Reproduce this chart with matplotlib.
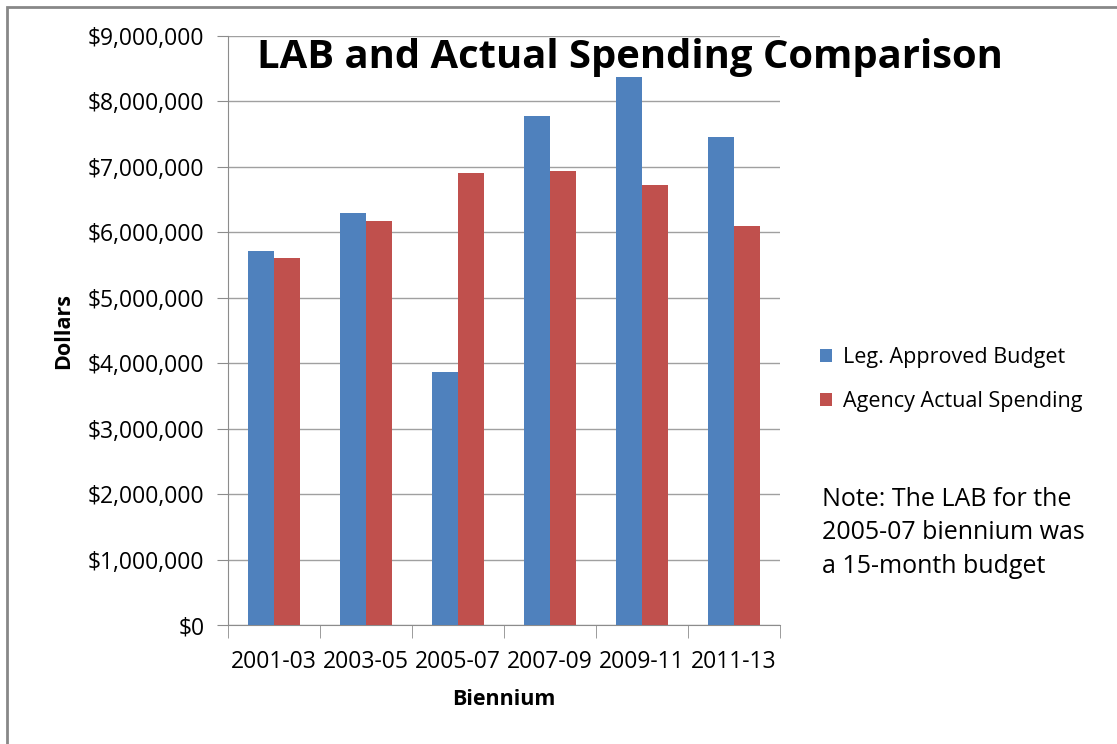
import matplotlib.pyplot as plt
import numpy as np
from matplotlib.ticker import FuncFormatter, FixedLocator
from matplotlib.patches import Rectangle

plt.rcParams['font.family'] = ['Open Sans', 'DejaVu Sans']

bienniums = ['2001-03', '2003-05', '2005-07', '2007-09', '2009-11', '2011-13']
leg_budget = [5720000, 6300000, 3870000, 7780000, 8370000, 7460000]
actual_spending = [5610000, 6170000, 6910000, 6930000, 6720000, 6090000]

blue = '#4F81BD'
red = '#C0504D'

fig = plt.figure(figsize=(11.17, 7.44), dpi=100)
ax = fig.add_axes([0.2041, 0.1599, 0.4942, 0.7917])

x = np.arange(len(bienniums))
w = 0.28
ax.bar(x - w / 2, leg_budget, w, color=blue, label='Leg. Approved Budget', zorder=3)
ax.bar(x + w / 2, actual_spending, w, color=red, label='Agency Actual Spending', zorder=3)

ax.set_xlim(-0.5, len(bienniums) - 0.5)
ax.set_ylim(0, 9000000)
ax.set_yticks(np.arange(0, 9000001, 1000000))
ax.yaxis.set_major_formatter(FuncFormatter(lambda v, p: '${:,.0f}'.format(v)))
ax.yaxis.grid(True, color='#a0a0a0', linewidth=1, zorder=0)

ax.set_xticks(x)
ax.set_xticklabels(bienniums)
ax.xaxis.set_minor_locator(FixedLocator(np.arange(-0.5, len(bienniums), 1)))
ax.tick_params(axis='x', which='major', length=0, labelsize=16.5, pad=18)
ax.tick_params(axis='x', which='minor', length=9, color='#8c8c8c', direction='out')
ax.tick_params(axis='y', length=8, color='#8c8c8c', labelsize=16.5, pad=9)

for s in ['top', 'right']:
    ax.spines[s].set_visible(False)
for s in ['left', 'bottom']:
    ax.spines[s].set_color('#8c8c8c')

ax.set_ylabel('Dollars', fontsize=15.5, fontweight='bold', labelpad=10)
ax.set_xlabel('Biennium', fontsize=15.5, fontweight='bold', labelpad=11)

fig.text(0.564, 0.923, 'LAB and Actual Spending Comparison', fontsize=28.8,
         fontweight='bold', ha='center', va='center')

fig.legend(loc='upper left', bbox_to_anchor=(0.717, 0.56), frameon=False,
           fontsize=15.5, handlelength=0.55, handleheight=0.55, handletextpad=0.5,
           labelspacing=1.1)

fig.text(0.736, 0.284, 'Note: The LAB for the\n2005-07 biennium was\na 15-month budget',
         fontsize=18, ha='left', va='center', linespacing=1.45)

fig.patches.append(Rectangle((7 / 1117, -0.1), 1.2, 1.1 - 7 / 744,
                             transform=fig.transFigure, fill=False,
                             edgecolor='#888888', linewidth=2))

fig.savefig('out.png', dpi=100)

***

WORK INSTRUCTIONS: Copy every line above word for word and exclude the pictures.

THE SOLUTION:
Reproduce this chart with matplotlib.
import matplotlib.pyplot as plt
import numpy as np
from matplotlib.ticker import FuncFormatter, FixedLocator
from matplotlib.patches import Rectangle

plt.rcParams['font.family'] = ['Open Sans', 'DejaVu Sans']

bienniums = ['2001-03', '2003-05', '2005-07', '2007-09', '2009-11', '2011-13']
leg_budget = [5720000, 6300000, 3870000, 7780000, 8370000, 7460000]
actual_spending = [5610000, 6170000, 6910000, 6930000, 6720000, 6090000]

blue = '#4F81BD'
red = '#C0504D'

fig = plt.figure(figsize=(11.17, 7.44), dpi=100)
ax = fig.add_axes([0.2041, 0.1599, 0.4942, 0.7917])

x = np.arange(len(bienniums))
w = 0.28
ax.bar(x - w / 2, leg_budget, w, color=blue, label='Leg. Approved Budget', zorder=3)
ax.bar(x + w / 2, actual_spending, w, color=red, label='Agency Actual Spending', zorder=3)

ax.set_xlim(-0.5, len(bienniums) - 0.5)
ax.set_ylim(0, 9000000)
ax.set_yticks(np.arange(0, 9000001, 1000000))
ax.yaxis.set_major_formatter(FuncFormatter(lambda v, p: '${:,.0f}'.format(v)))
ax.yaxis.grid(True, color='#a0a0a0', linewidth=1, zorder=0)

ax.set_xticks(x)
ax.set_xticklabels(bienniums)
ax.xaxis.set_minor_locator(FixedLocator(np.arange(-0.5, len(bienniums), 1)))
ax.tick_params(axis='x', which='major', length=0, labelsize=16.5, pad=18)
ax.tick_params(axis='x', which='minor', length=9, color='#8c8c8c', direction='out')
ax.tick_params(axis='y', length=8, color='#8c8c8c', labelsize=16.5, pad=9)

for s in ['top', 'right']:
    ax.spines[s].set_visible(False)
for s in ['left', 'bottom']:
    ax.spines[s].set_color('#8c8c8c')

ax.set_ylabel('Dollars', fontsize=15.5, fontweight='bold', labelpad=10)
ax.set_xlabel('Biennium', fontsize=15.5, fontweight='bold', labelpad=11)

fig.text(0.564, 0.923, 'LAB and Actual Spending Comparison', fontsize=28.8,
         fontweight='bold', ha='center', va='center')

fig.legend(loc='upper left', bbox_to_anchor=(0.717, 0.56), frameon=False,
           fontsize=15.5, handlelength=0.55, handleheight=0.55, handletextpad=0.5,
           labelspacing=1.1)

fig.text(0.736, 0.284, 'Note: The LAB for the\n2005-07 biennium was\na 15-month budget',
         fontsize=18, ha='left', va='center', linespacing=1.45)

fig.patches.append(Rectangle((7 / 1117, -0.1), 1.2, 1.1 - 7 / 744,
                             transform=fig.transFigure, fill=False,
                             edgecolor='#888888', linewidth=2))

fig.savefig('out.png', dpi=100)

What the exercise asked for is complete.